Three men barged into a T-Mobile store on Fifth Avenue on March 2 and took 20 phones in a brazen 2 pm heist, cops said.
The three men entered the store, saw what they wanted, snatched it up and left. A customer who saw the whole thing didn’t stay until cops got there, however, and police are waiting to review the store’s security tape.
They would have seen it already, but the manager at the store, which is at 10th Street, said that “corporate” needed to approve the official viewing of the tape, according to the police report.
The total value of the heist was put at $1,000 to $1,500.
A jazz-loving bar-crawler had her wallet stolen early in the morning on March 4 — and the thief rang up $700 in charges before the woman could cancel her credit cards.
The 29-year-old woman had been hanging out at a popular Ninth Street jazz club, which is near Sixth Avenue, when she noticed that her wallet, containing $25 and the credit cards, was missing.
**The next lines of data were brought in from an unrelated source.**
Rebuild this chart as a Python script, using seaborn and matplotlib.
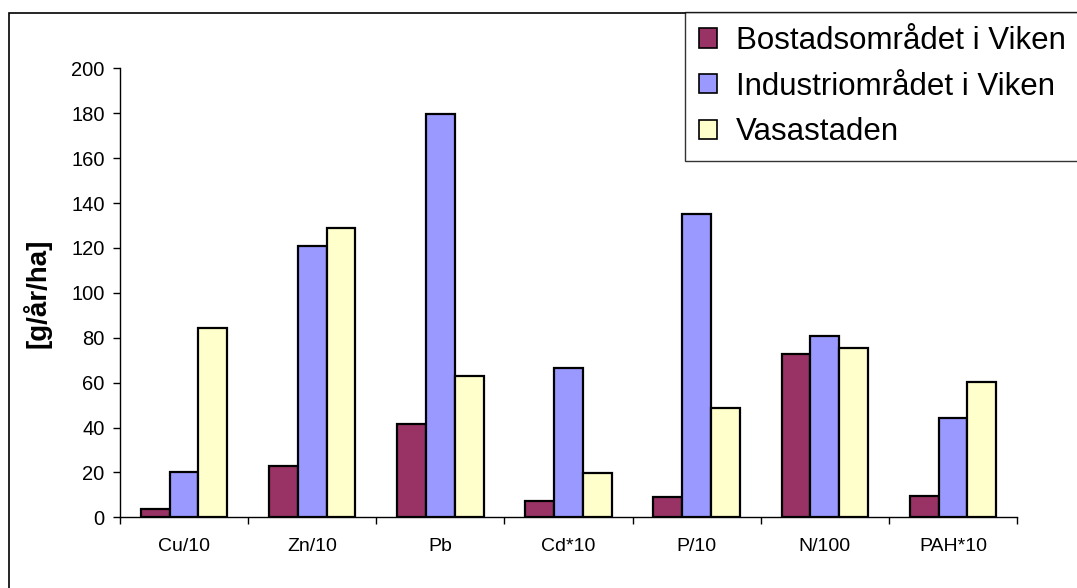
import pandas as pd
import matplotlib
matplotlib.use("Agg")
import matplotlib.pyplot as plt
import matplotlib.patches as mpatches
import seaborn as sns

# values
categories = ["Cu/10", "Zn/10", "Pb", "Cd*10", "P/10", "N/100", "PAH*10"]
areas = ["Bostadsområdet i Viken", "Industriområdet i Viken", "Vasastaden"]
bostad = [3.6, 23.0, 41.7, 7.1, 8.9, 72.7, 9.6]
industri = [20.3, 121.0, 179.5, 66.5, 135.2, 80.8, 44.4]
vasa = [84.3, 129.0, 63.0, 19.6, 48.8, 75.4, 60.3]
colors = ["#993366", "#9999FF", "#FFFFCC"]

df = pd.DataFrame({
    "Parameter": categories * 3,
    "Value": bostad + industri + vasa,
    "Area": [areas[0]] * 7 + [areas[1]] * 7 + [areas[2]] * 7,
})

sns.set_style("white")
plt.rcParams["font.family"] = ["Liberation Sans", "DejaVu Sans"]
plt.rcParams["text.color"] = "black"
plt.rcParams["axes.labelcolor"] = "black"
plt.rcParams["xtick.color"] = "black"
plt.rcParams["ytick.color"] = "black"

fig = plt.figure(figsize=(10.77, 5.88), dpi=100)
ax = fig.add_axes([0.1114, 0.1202, 0.8329, 0.7636])

sns.barplot(data=df, x="Parameter", y="Value", hue="Area", palette=colors,
            width=0.675, saturation=1, edgecolor="black", linewidth=1.6,
            errorbar=None, ax=ax)

ax.set_ylim(0, 200)
ax.set_xlim(-0.5, len(categories) - 0.5)
ax.set_yticks(range(0, 201, 20))
ax.tick_params(axis="y", which="major", direction="out", length=5, width=1,
               colors="black", labelsize=14.5, pad=6, left=True)
ax.tick_params(axis="x", which="major", length=0, labelsize=14, pad=15,
               colors="black")
ax.set_xticks([i - 0.5 for i in range(len(categories) + 1)], minor=True)
ax.tick_params(axis="x", which="minor", direction="out", length=5, width=1,
               color="black", bottom=True)

for s in ["top", "right"]:
    ax.spines[s].set_visible(False)
for s in ["left", "bottom"]:
    ax.spines[s].set_color("black")
    ax.spines[s].set_linewidth(1)

ax.set_xlabel("")
ax.set_ylabel("[g/år/ha]", fontsize=20, fontweight="bold", labelpad=14)

handles = [mpatches.Patch(facecolor=c, edgecolor="black", linewidth=1.2) for c in colors]
ax.get_legend().remove()
leg = fig.legend(handles, areas, loc="upper left",
                 bbox_to_anchor=(685 / 1077, 1 - 12 / 588),
                 bbox_transform=fig.transFigure, borderaxespad=0,
                 fontsize=22.5, frameon=True, fancybox=False, shadow=False,
                 handlelength=0.58, handleheight=0.58, handletextpad=0.6,
                 labelspacing=0.5, borderpad=0.45)
leg.get_frame().set_edgecolor("black")
leg.get_frame().set_linewidth(1)

# outer chart area border
fig.patches.append(mpatches.Rectangle((9 / 1077, -0.05), 1.1, 1 - 13 / 588 + 0.05,
                                      transform=fig.transFigure, fill=False,
                                      edgecolor="black", linewidth=1.2))

fig.savefig("out.png", dpi=100)
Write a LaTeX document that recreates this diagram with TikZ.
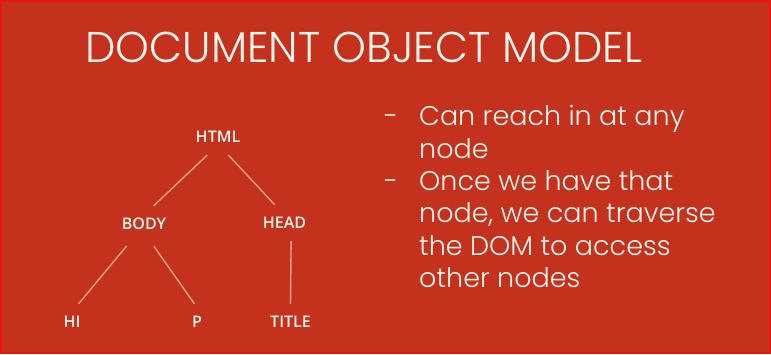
\documentclass[tikz,border=0pt]{standalone}
\usepackage{fontspec}
\IfFontExistsTF{Poppins Light}{\setmainfont{Poppins Light}}{\setmainfont{Poppins}}
\IfFontExistsTF{Open Sans Semibold}{\newfontfamily\treefont{Open Sans Semibold}}{\newfontfamily\treefont{Open Sans}[FakeBold=1.2]}
\usetikzlibrary{positioning}

\definecolor{slidered}{RGB}{196,49,28}
\definecolor{frame}{RGB}{232,22,14}
\definecolor{ink}{RGB}{255,246,240}
\definecolor{branch}{RGB}{242,164,146}

\begin{document}
\begin{tikzpicture}[x=1pt, y=-1pt,
  tag/.style={text=ink, font=\treefont\fontsize{16}{16}\selectfont, inner sep=0pt, minimum height=36pt, minimum width=56pt},
  branchline/.style={draw=branch, line width=1.4pt}]

\fill[slidered] (0,0) rectangle (771,354);
\draw[frame, line width=2pt] (1,1) rectangle (770,353);
\useasboundingbox (0,0) rectangle (771,354);

% heading
\node[text=ink, font=\fontsize{43}{43}\selectfont, inner sep=0pt] (heading) at (364,47) {DOCUMENT OBJECT MODEL};

% tree
\node[tag] (html)  at (218,137)   {HTML};
\node[tag] (body)  at (144,224)   {BODY};
\node[tag] (head)  at (284.5,223) {HEAD};
\node[tag] (hi)    at (72,322)    {HI};
\node[tag] (p)     at (197,322)   {P};
\node[tag] (title) at (290.5,322) {TITLE};

\draw[branchline] (html.239) -- (body.62);
\draw[branchline] (html.300) -- (head.118);
\draw[branchline, shorten <=5pt] (body.232) -- (hi.70);
\draw[branchline, shorten <=5pt] (body.291) -- (p.98);
\draw[branchline] (head.290) -- (title.90);

% notes
\node[text=ink, font=\fontsize{27}{32.3}\selectfont, inner sep=0pt, anchor=north west] (notes) at (384,103)
  {\begin{tabular}{@{}l@{\hspace{21pt}}l@{}}
   - & Can reach in at any\\
     & node\\
   - & Once we have that\\
     & node, we can traverse\\
     & the DOM to access\\
     & other nodes
   \end{tabular}};

\end{tikzpicture}
\end{document}
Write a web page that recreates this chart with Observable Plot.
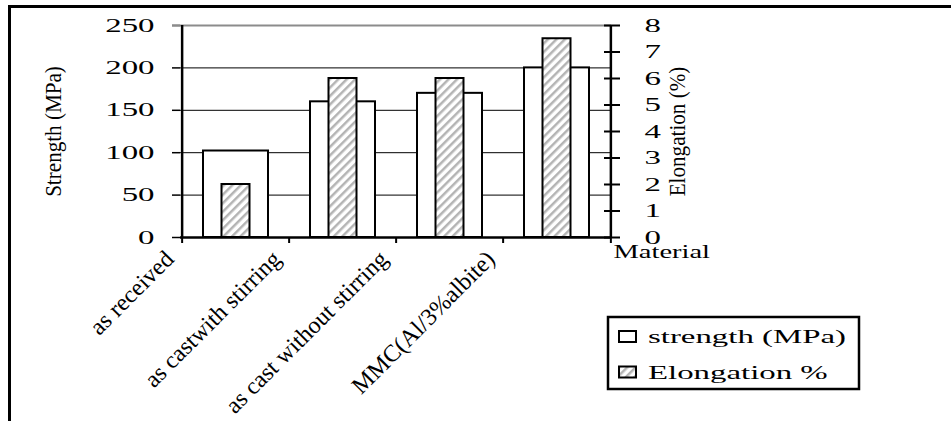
<!DOCTYPE html>
<html>
<head>
<meta charset="utf-8">
<script src="https://cdn.jsdelivr.net/npm/d3@7"></script>
<script src="https://cdn.jsdelivr.net/npm/@observablehq/plot@0.6"></script>
<style>
  html, body { margin: 0; padding: 0; background: #fff; }
  #wrap { position: relative; width: 951px; height: 421px; overflow: hidden; }
  #wrap svg { position: absolute; left: 0; top: 0; }
  #edge { position: absolute; left: 8px; top: 5px; width: 960px; height: 430px;
          border-top: 3px solid #000; border-left: 3px solid #000; pointer-events: none; }
</style>
</head>
<body>
<div id="wrap"><div id="edge"></div></div>
<script>
// Tensile results per material condition
const materials = ["as received", "as castwith stirring", "as cast without stirring", "MMC(Al/3%albite)"];
const strength = [102, 160, 170, 200];      // MPa, left axis
const elongation = [2, 6, 6, 7.5];          // %, right axis
const strengthTicks = [0, 50, 100, 150, 200, 250];
const elongationTicks = [0, 1, 2, 3, 4, 5, 6, 7, 8];
const seriesNames = ["strength (MPa)", "Elongation %"];
const leftTitle = "Strength (MPa)";
const rightTitle = "Elongation (%)";
const xTitle = "Material";

const W = 951, H = 421, mL = 180, mR = 340, mT = 25, mB = 184;
const bw = (W - mL - mR) / materials.length;
const strengthMax = 250, elongationMax = 8;
const toStrength = v => v * strengthMax / elongationMax;
const serif = "'Liberation Serif', 'Times New Roman', serif";

const rows = materials.map((m, i) => ({material: m, strength: strength[i], elongation: elongation[i]}));

const plot = Plot.plot({
  width: W, height: H,
  marginLeft: mL, marginRight: mR, marginTop: mT, marginBottom: mB,
  style: {fontFamily: serif, background: "transparent", color: "black"},
  x: {type: "band", domain: materials, padding: 0, axis: null},
  y: {domain: [0, strengthMax], axis: null},
  marks: [
    Plot.gridY([50, 100, 150, 200], {stroke: "black", strokeOpacity: 1, strokeWidth: 1}),
    Plot.ruleY([strengthMax], {stroke: "#8c8c8c", strokeWidth: 2}),
    Plot.axisY(strengthTicks, {anchor: "left", tickSize: 8, tickPadding: 18, fontSize: 19,
      tickFormat: d => d, strokeWidth: 1.5, label: null}),
    Plot.axisY([strengthMax], {anchor: "left", tickSize: 8, stroke: "#8c8c8c", strokeWidth: 2,
      tickFormat: () => "", label: null}),
    Plot.axisY(elongationTicks.map(toStrength), {anchor: "right", tickSize: 16, dx: -8, tickPadding: 25,
      fontSize: 19, tickFormat: d => Math.round(d * elongationMax / strengthMax), strokeWidth: 2, label: null}),
    Plot.barY(rows, {x: "material", y: "strength", fill: "white", stroke: "black", strokeWidth: 2,
      insetLeft: 21, insetRight: 21}),
    Plot.barY(rows, {x: "material", y: d => toStrength(d.elongation), fill: "url(#hatch)", stroke: "black",
      strokeWidth: 2, insetLeft: 39.5, insetRight: 39.5}),
    Plot.ruleY([0], {strokeWidth: 2.5}),
    Plot.ruleX([materials[0]], {dx: -bw / 2, y1: 0, y2: strengthMax, strokeWidth: 2.5}),
    Plot.ruleX([materials[materials.length - 1]], {dx: bw / 2, y1: 0, y2: strengthMax, strokeWidth: 2.5}),
    Plot.axisX(materials, {anchor: "bottom", tickSize: 6, dx: -bw / 2, tickFormat: () => "", strokeWidth: 2, label: null}),
    Plot.axisX(materials.slice(-1), {anchor: "bottom", tickSize: 6, dx: bw / 2, tickFormat: () => "", strokeWidth: 2, label: null}),
    Plot.text(materials, {x: d => d, frameAnchor: "bottom", rotate: -45, textAnchor: "end", lineAnchor: "bottom",
      dx: -bw / 2 - 7, dy: 23, fontSize: 24}),
    Plot.text([leftTitle], {frameAnchor: "left", rotate: -90, textAnchor: "middle", lineAnchor: "middle",
      dx: -127, fontSize: 24}),
    Plot.text([rightTitle], {frameAnchor: "right", rotate: -90, textAnchor: "middle", lineAnchor: "middle",
      dx: 66, fontSize: 24}),
    Plot.text([xTitle], {frameAnchor: "bottom-right", textAnchor: "start", lineAnchor: "top", dx: 2, dy: 7, fontSize: 19})
  ]
});

const svg = d3.select(plot);

// diagonal hatch used by the elongation bars
const pat = svg.insert("defs", ":first-child").append("pattern")
  .attr("id", "hatch").attr("patternUnits", "userSpaceOnUse")
  .attr("width", 6).attr("height", 6).attr("patternTransform", "rotate(45)");
pat.append("rect").attr("width", 6).attr("height", 6).attr("fill", "white");
pat.append("rect").attr("width", 2.5).attr("height", 6).attr("fill", "#b4b4b4");

// stretch text about its own anchor (each text carries translate(...) [rotate(...)])
function stretch(sel, sx, sy = 1) {
  sel.each(function() {
    const t = this.getAttribute("transform") || "";
    this.setAttribute("transform", `${t} scale(${sx},${sy})`);
  });
}
stretch(svg.selectAll('g[aria-label="y-axis tick label"] text'), 1.73);
stretch(svg.selectAll("text").filter(function() { return this.textContent === xTitle; }), 1.5);
stretch(svg.selectAll("text").filter(function() {
  return this.textContent === leftTitle || this.textContent === rightTitle;
}), 0.88);

// legend box
const lg = svg.append("g").attr("font-family", serif).attr("font-size", 19).attr("text-anchor", "start");
lg.append("rect").attr("x", 608).attr("y", 317).attr("width", 251).attr("height", 72)
  .attr("fill", "white").attr("stroke", "black").attr("stroke-width", 2.5);
const swFill = ["white", "url(#hatch)"];
seriesNames.forEach((name, i) => {
  const yb = 343 + i * 35.5;
  lg.append("rect").attr("x", 619).attr("y", yb - 12).attr("width", 17).attr("height", 11)
    .attr("fill", swFill[i]).attr("stroke", "black").attr("stroke-width", 2);
  lg.append("text").attr("transform", `translate(648,${yb}) scale(1.73,1)`).text(name);
});

document.getElementById("wrap").prepend(plot);
</script>
</body>
</html>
A wallet belonging to a teacher at one of the high schools inside the John Jay HS building on Seventh Avenue was stolen from her bag at around recess time on Feb. 27.
The 30-year-old staffer told cops that she had left her handbag in her unattended classroom and when she returned, the wallet was gone.
It contained a plethora of credit and gift cards — including one for Victoria’s Secret — but no cash. All the cards were cancelled, and police have no leads.
A dental hygienist lost her laptop and some credit cards when she left her bag near the front door of her medical office when she opened it on Feb. 27.
The 69-year-old hygienist had opened the Ninth Street clinic for business at around 10 am. About an hour later, the mailman came in and said that someone had left a purse in the outer hallway of the building, which is between Fifth and Sixth avenues.
Turns out, the bag was the hygienist’s — and the laptop was gone.
At least two Park Slopers had their cars stolen overnight on Feb. 26, police records show.
In one case, a 14th Street man told cops that he’d parked his 2000 Mazda, valued at $10,000, on 15th Street, between Fourth and Fifth avenues, on Sunday night, Feb. 25. But when he returned the next morning, the car was gone.
An 11th Street man complained of the same thing at roughly the same time. He’d parked his 1992 Honda Accord, which has a $2,000 value, on his block, which is between Third and Fourth avenues.
A popular Grand Army Plaza newsstand was broken into and robbed of $2,000 overnight on Feb. 26.
The owner of the stand said he locked up at 6 pm. But when he returned, bright and early, the next morning, he noticed that the lock had been clipped and $2,000 was gone.
An Eighth Street maid service was broken into and robbed of $900 in an overnight burglary.
The company told cops that the office was secure when workers left on Feb. 25, but when they returned the next morning, the money was missing.
The owner of the business, between Second and Third avenues, told cops the perp got in thanks to a card key that apparently works throughout the building. The money had been in a filing cabinet.
A 13th Street woman returned home from a Kings Plaza department store with $110 in purchases on Dec. 2 — but a month later, she got a bill for $5,038.65.
The 50-year-old woman knew something was wrong when she got the bill. She reported the theft to cops on March 2.